The Mohammad Nissar Trophy was an annual first class cricket competition which takes place in Feroz Shah Kotla, New Delhi, India from 15 to 18 September 2008. It was contested over four days between Sui Northern Gas Pipelines Limited cricket team the winner of Quaid-i-Azam Trophy from Pakistan and Delhi cricket team the winner of Ranji Trophy from India.

==News==
- 18 September 2008: SNGPL became the first Pakistan team to win the Mohammad Nissar Trophy as the game ended in a draw after overnight rain ruled out play on the final day.

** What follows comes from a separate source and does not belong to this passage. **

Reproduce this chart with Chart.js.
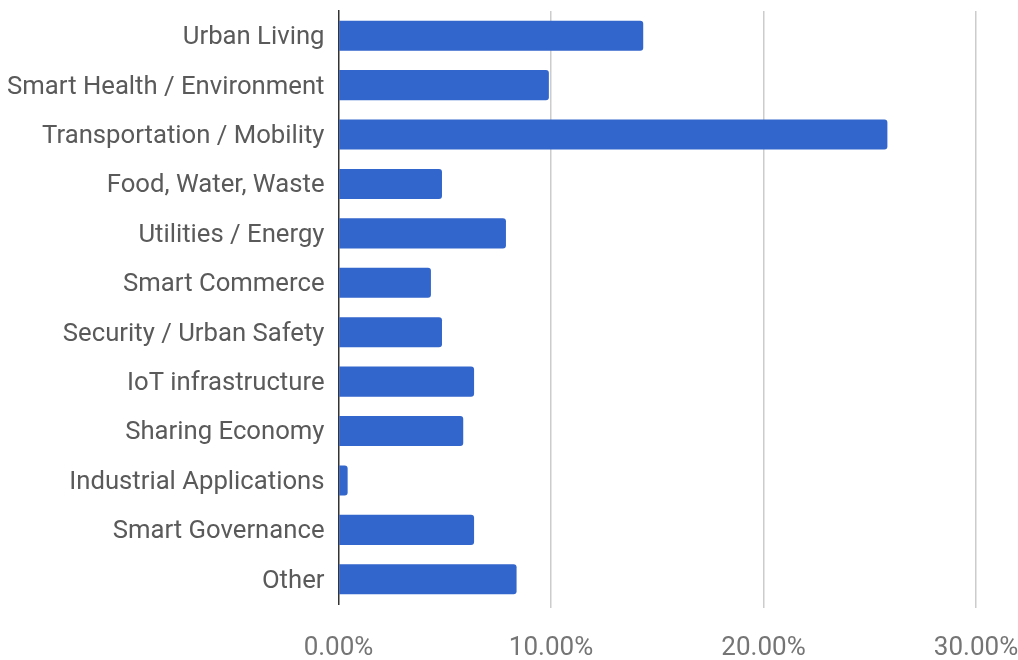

- 17 September 2008: Delhi, backed by massive scores by the overnight pair of Virat Kohli (197) and Aakash Chopra (182), gained a handsome 384-run lead on the penultimate day.
- 16 September 2008: Delhi wrested the initiative halfway into their Nissar Trophy game against Sui Northern Gas Pipelines Limited.
- 15 September 2008: On a day when 16 wickets tumbled, the honours rested with Imran Ali, Sui Northern Gas Pipeline Limited's (SNGPL) right-arm seamer, who took a hat-trick to sink a star-studded Delhi to 134 under overcast conditions at the Feroz Shah Kotla.
- 14 September 2008: The third Mohammad Nissar Trophy kicks off at the Feroz Shah Kotla in New Delhi on Monday, Delhi taking on Sui Northern Gas Pipeline Limited.
- 6 September 2008: Apart from Mohammad Hafeez, the squad includes three other players with international experience - Misbah-ul-Haq, Yasir Arafat and Samiullah Khan.
- 4 September 2008: Virender Sehwag will lead a strong Delhi squad in the Mohammad Nissar Trophy, with Ashish Nehra returning from injury.